High Desert Elk said:


> I've never heard of them either, that is why I am asking. Everything I've read has good report.
> 
> Wanting to try the 40 cal 260 gr. With a BC of .386, hard to beat that with a muzzy slug.


Your ML is a 45cal? 40cal bullets go in the 45 to 40 cal sabot.

I wonder what kind of jag is needed to keep from deforming these bullets. Seems with as pointy as they are, you'd have to use a special jag, or risk deforming the bullet which throws that BC out the window.

I'd be curious to see a bullet thats been loaded then pushed out from the breech and then compared to a new bullet, see if there are signs of deformation.

-DallanC


----------



## High Desert Elk (Aug 21, 2012)

They send a jag with each pack of bullets. They offer a 40 cal bullet for a 50 cal barrel.

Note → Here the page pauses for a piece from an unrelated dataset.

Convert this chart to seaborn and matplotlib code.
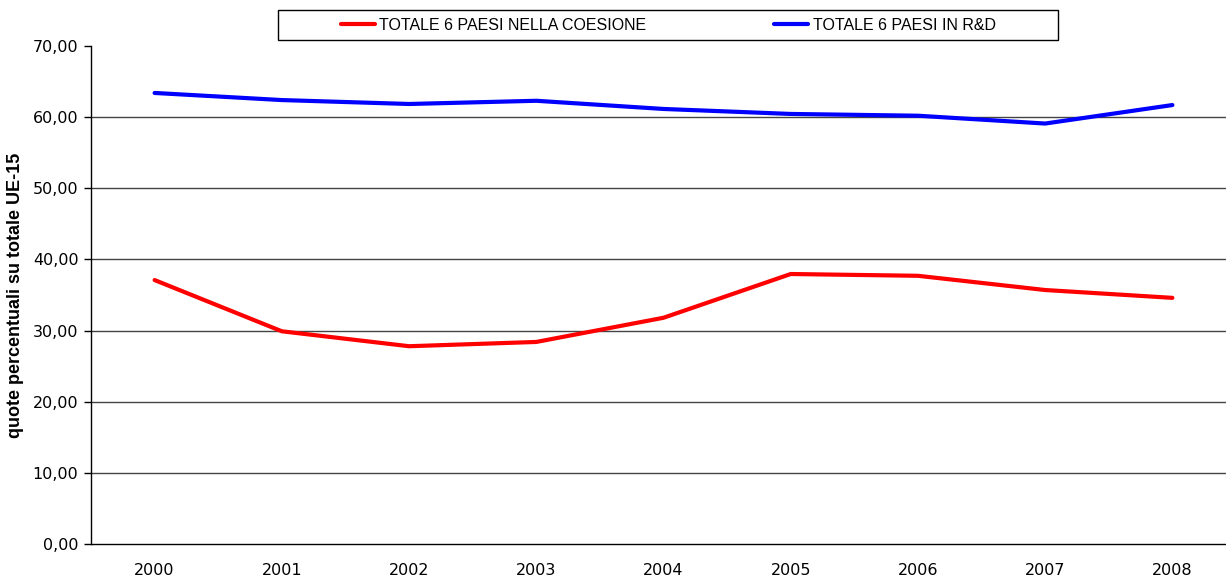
import matplotlib
matplotlib.use("Agg")
import matplotlib.pyplot as plt
import seaborn as sns
import pandas as pd
from matplotlib import font_manager as fm
from matplotlib.lines import Line2D
from matplotlib.patches import Rectangle

years = ["2000", "2001", "2002", "2003", "2004", "2005", "2006", "2007", "2008"]
coesione = [37.1, 29.9, 27.8, 28.4, 31.8, 37.95, 37.7, 35.7, 34.6]
rd = [63.4, 62.4, 61.85, 62.3, 61.15, 60.45, 60.2, 59.1, 61.7]
series_names = ["TOTALE 6 PAESI NELLA COESIONE", "TOTALE 6 PAESI IN R&D"]
yticks = [0, 10, 20, 30, 40, 50, 60, 70]

sns.set_theme(style="white")
plt.rcParams['font.family'] = ['DejaVu Sans']

names = {f.name for f in fm.fontManager.ttflist}
narrow = "Liberation Sans Narrow" if "Liberation Sans Narrow" in names else "Liberation Sans"

bold_file = None
for f in fm.fontManager.ttflist:
    base = f.fname.split("/")[-1]
    if base == "LiberationSans-Bold.ttf":
        bold_file = f.fname
        break

df = pd.DataFrame({
    "x": list(range(len(years))) * 2,
    "value": coesione + rd,
    "serie": [series_names[0]] * len(years) + [series_names[1]] * len(years),
})

fig = plt.figure(figsize=(12.26, 5.8), dpi=100)
ax = fig.add_axes([91/1226, 1 - 544/580, 1 - 91/1226, (544 - 46)/580])

for y in yticks[1:-1]:
    ax.axhline(y, color="#444444", lw=1, zorder=1)

sns.lineplot(data=df, x="x", y="value", hue="serie",
             palette={series_names[0]: "#ff0000", series_names[1]: "#0000ff"},
             lw=3, ax=ax, legend=False, zorder=3)

ax.set_xlim(-0.5, 8.5 - (1236 - 1226) / 127.25)
ax.set_ylim(0, 70)
ax.set_yticks(yticks)
ax.set_yticklabels([f"{v:.2f}".replace(".", ",") for v in yticks], fontsize=11.5)
ax.set_xticks(range(len(years)))
ax.set_xticklabels(years, fontsize=11.5)
ax.set_xticks([i + 0.5 for i in range(-1, len(years) - 1)] + [7.5], minor=True)
ax.tick_params(axis="x", which="major", length=0, pad=14)
ax.tick_params(axis="x", which="minor", length=5, width=1, color="black", direction="out")
ax.tick_params(axis="y", length=5, width=1, color="black", direction="out", left=True, pad=4)
for lab in ax.get_xticklabels() + ax.get_yticklabels():
    lab.set_color("black")

for s in ["top", "right"]:
    ax.spines[s].set_visible(False)
for s in ["left", "bottom"]:
    ax.spines[s].set_color("black")
    ax.spines[s].set_linewidth(1)

ax.set_xlabel("")
if bold_file:
    lab_fp = fm.FontProperties(fname=bold_file, size=13)
else:
    lab_fp = fm.FontProperties(family="DejaVu Sans", weight="bold", size=11.5)
ax.set_ylabel("quote percentuali su totale UE-15", fontproperties=lab_fp, color="black", labelpad=6)

# legend frame
fig.patches.append(Rectangle((278/1226, 1 - 40/580), (1058 - 278)/1226, 30/580,
                             transform=fig.transFigure, fill=True, facecolor="white",
                             edgecolor="black", lw=1, zorder=5))
handles = [Line2D([], [], color="#ff0000", lw=3), Line2D([], [], color="#0000ff", lw=3)]
leg = fig.legend(handles, series_names, loc="center left", bbox_to_anchor=(341/1226, 1 - 25/580),
                 ncol=2, frameon=False, columnspacing=8.0,
                 handlelength=2.1, handletextpad=0.3, borderpad=0.0, borderaxespad=0,
                 prop={"family": narrow, "size": 11.5}, labelcolor="black")
leg.set_zorder(6)

fig.savefig("out.png", dpi=100)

If I had to go max load for stable flight though, I would just keep with what I've been doing...


----------



## taxidermist (Sep 11, 2007)

High Desert Elk said:


> They send a jag with each pack of bullets. They offer a 40 cal bullet for a 50 cal barrel.
> 
> If I had to go max load for stable flight though, I would just keep with what I've been doing...


That jag they give you is junk! Get a spin jag. they are awesome, and wont deform the nose of the bullet.

If you want to try some the bullets I have, I'd sell them to you. Not sure how many I have, but I'll look.


----------



## pdogger (Nov 12, 2008)

Have not used the dead center, but have used the QT for competition. They have been most accurate we could get. My son also took his deer with the QT's 2 years ago.


----------



## High Desert Elk (Aug 21, 2012)

Was looking at them as well...


----------